高井さん、スーリコフの「1億円」絵画寄贈
update 2003/7/9 09:45
19世紀後半から20世紀前半にかけて活躍したロシアを代表する画家の一人、ヴァシリー・イヴァノビッチ・スーリコフの日本国内唯一とされる作品「女子修道院を訪れる王女」の習作(1912年、油彩)がこのほど、道立函館美術館に寄贈された。評価額は1億円で、道立美術館に寄贈された絵としては過去最高額。
寄贈したのは、函館市船見町4の無職、高井醇子さん(74)。「個人で所有するよりも、公のものにして、広く見てもらいたい」と先月、同館に譲った。今後は「美術館で展示されるときに鑑賞にくるなど、一般の人と同じくこの絵と付き合っていきたい」と話している。
寄贈された作品は60号で、縦92センチ、横132・5センチ。完成作の下絵として別なキャンバスに描いた習作だが、大きさと完成度からみて最終段階のものとみられる。当時のソ連との漁業交渉などに通訳として携わっていた高井さんの義父である故・善喜久さんが1932年、絵の荘厳さに心打たれ、買い求めた。
絵は一時、日魯漁業本社(東京)の社長室に寄託されていた。漁業交渉などで日ソ関係が重苦しい雰囲気となっていた56年、来日したソ連の文化省次官ケメネフが同社で本作を見て「長い間、行方を探していた作品」と発言。当時の社長で、北海道初の大臣(運輸)も務めた函館出身の平塚常次郎氏が「日ソ親善の一助に」と寄贈を申し込む“事件”が発生したことも。日本の画壇の反対運動や高井家が返還を要求したため流出はしなかったが、絵の価値を伝えるエピソードとして知られる。

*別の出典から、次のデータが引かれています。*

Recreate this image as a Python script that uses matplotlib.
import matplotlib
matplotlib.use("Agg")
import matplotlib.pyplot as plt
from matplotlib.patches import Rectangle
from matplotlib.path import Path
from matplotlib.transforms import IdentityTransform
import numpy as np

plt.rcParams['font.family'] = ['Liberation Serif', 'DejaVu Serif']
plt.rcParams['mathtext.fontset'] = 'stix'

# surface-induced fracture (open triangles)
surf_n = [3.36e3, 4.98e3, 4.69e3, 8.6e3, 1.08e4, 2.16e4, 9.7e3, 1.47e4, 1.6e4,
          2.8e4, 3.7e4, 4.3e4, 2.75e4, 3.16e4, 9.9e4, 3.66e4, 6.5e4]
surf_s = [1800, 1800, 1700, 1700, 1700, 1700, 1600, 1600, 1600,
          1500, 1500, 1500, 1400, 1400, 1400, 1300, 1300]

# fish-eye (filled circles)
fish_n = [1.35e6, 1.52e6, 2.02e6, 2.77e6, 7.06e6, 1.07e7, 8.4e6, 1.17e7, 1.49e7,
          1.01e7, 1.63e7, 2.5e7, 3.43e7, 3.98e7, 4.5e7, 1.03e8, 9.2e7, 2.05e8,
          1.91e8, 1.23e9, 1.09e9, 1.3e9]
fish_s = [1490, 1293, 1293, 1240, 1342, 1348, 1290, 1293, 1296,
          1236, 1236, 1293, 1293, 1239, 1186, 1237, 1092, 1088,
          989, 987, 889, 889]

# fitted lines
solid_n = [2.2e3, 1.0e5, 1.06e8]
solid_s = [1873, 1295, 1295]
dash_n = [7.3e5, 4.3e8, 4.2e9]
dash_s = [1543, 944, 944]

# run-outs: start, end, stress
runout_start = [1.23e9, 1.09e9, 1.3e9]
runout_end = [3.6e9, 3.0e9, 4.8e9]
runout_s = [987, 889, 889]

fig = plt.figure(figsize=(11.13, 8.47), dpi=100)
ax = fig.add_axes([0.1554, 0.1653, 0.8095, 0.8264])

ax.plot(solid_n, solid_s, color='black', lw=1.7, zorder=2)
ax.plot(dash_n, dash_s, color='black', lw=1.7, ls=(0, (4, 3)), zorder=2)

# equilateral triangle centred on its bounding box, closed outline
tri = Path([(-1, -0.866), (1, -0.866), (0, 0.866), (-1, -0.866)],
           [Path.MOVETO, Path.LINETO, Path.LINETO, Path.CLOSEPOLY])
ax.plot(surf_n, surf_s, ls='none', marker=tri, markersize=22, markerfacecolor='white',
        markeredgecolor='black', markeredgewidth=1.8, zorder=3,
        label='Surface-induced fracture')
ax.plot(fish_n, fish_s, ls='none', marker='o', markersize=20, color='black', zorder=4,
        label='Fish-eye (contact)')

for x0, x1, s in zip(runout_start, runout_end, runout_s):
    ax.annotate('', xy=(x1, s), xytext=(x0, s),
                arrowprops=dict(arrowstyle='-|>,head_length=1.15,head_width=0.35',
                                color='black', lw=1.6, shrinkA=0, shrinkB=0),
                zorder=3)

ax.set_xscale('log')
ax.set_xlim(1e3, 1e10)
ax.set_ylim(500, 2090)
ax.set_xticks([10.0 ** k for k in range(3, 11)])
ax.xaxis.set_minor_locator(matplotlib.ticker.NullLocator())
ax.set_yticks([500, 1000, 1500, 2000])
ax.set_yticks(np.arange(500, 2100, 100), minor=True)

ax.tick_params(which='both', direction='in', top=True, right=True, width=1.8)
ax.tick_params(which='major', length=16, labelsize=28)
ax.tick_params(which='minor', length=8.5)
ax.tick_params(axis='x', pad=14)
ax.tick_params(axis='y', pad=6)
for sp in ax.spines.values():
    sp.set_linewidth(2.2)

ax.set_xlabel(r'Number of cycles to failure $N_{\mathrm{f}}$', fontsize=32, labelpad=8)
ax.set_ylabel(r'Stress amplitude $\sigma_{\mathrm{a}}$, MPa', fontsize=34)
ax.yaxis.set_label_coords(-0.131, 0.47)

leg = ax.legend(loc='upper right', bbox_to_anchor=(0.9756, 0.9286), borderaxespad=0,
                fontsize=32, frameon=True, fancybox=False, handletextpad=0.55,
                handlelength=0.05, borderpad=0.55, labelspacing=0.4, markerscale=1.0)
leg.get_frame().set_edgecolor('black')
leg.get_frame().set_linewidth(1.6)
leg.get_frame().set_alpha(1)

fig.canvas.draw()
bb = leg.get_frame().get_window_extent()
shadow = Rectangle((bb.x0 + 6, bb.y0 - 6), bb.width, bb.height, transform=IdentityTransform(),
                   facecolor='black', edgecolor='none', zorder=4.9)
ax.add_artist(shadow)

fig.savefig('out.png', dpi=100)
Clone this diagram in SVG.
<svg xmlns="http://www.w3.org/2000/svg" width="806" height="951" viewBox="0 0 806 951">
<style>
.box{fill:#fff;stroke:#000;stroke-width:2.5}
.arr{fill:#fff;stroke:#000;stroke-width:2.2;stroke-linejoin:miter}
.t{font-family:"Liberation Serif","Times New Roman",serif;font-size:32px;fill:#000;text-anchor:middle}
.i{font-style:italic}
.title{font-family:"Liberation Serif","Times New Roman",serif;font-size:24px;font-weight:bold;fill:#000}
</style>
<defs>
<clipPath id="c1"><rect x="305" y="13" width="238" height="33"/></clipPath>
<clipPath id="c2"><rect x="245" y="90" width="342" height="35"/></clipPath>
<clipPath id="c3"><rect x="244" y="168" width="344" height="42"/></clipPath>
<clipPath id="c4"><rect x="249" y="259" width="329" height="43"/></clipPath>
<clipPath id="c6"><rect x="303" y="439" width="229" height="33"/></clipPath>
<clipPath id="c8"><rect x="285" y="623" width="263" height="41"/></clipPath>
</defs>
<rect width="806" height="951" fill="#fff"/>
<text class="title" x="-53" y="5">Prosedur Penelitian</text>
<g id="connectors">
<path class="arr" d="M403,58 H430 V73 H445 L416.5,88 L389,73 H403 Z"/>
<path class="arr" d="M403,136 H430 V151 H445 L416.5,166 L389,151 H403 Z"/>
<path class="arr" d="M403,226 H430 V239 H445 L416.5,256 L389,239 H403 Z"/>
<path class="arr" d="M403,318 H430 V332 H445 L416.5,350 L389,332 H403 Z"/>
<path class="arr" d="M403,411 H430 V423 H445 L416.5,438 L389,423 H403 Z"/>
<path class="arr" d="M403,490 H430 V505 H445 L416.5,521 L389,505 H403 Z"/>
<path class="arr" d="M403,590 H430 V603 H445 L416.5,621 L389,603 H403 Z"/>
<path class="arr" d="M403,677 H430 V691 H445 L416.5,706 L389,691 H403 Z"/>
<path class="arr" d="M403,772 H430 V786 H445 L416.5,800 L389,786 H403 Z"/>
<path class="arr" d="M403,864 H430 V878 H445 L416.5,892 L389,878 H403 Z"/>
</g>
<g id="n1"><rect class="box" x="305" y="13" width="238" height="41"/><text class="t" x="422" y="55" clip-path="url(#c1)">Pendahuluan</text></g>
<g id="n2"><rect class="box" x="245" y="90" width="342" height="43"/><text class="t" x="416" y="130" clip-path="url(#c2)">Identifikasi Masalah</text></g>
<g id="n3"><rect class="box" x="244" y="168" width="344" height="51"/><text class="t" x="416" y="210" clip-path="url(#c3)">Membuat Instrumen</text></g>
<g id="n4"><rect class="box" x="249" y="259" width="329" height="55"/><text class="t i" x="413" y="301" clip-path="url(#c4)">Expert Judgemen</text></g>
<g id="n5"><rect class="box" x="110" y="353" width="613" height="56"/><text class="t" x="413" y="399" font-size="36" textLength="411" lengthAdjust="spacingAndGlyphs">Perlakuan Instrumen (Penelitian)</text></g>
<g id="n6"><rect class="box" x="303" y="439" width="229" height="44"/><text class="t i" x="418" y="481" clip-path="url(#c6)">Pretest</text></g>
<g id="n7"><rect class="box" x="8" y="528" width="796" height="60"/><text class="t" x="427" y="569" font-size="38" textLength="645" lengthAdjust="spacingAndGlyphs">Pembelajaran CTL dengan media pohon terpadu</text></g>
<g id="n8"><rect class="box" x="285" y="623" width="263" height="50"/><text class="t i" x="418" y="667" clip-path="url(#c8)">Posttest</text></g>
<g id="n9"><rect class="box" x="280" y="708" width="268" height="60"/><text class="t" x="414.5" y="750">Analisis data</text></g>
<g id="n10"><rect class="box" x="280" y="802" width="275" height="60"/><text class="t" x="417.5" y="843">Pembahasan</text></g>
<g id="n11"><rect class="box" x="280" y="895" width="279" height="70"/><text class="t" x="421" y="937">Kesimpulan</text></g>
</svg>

高井さんはこのほか、スーリコフの孫のミハイル・ペトロヴィッチ・コンチャロフスキーが描いた縦63センチ、横53・3センチの義喜久さんの肖像画「高井義喜久像」(1932年、油彩)=評価額60万円=も合わせて寄贈した。
2枚の絵は、同館で29日から9月23日の会期で開かれる「ユトリロ展」で特別公開される。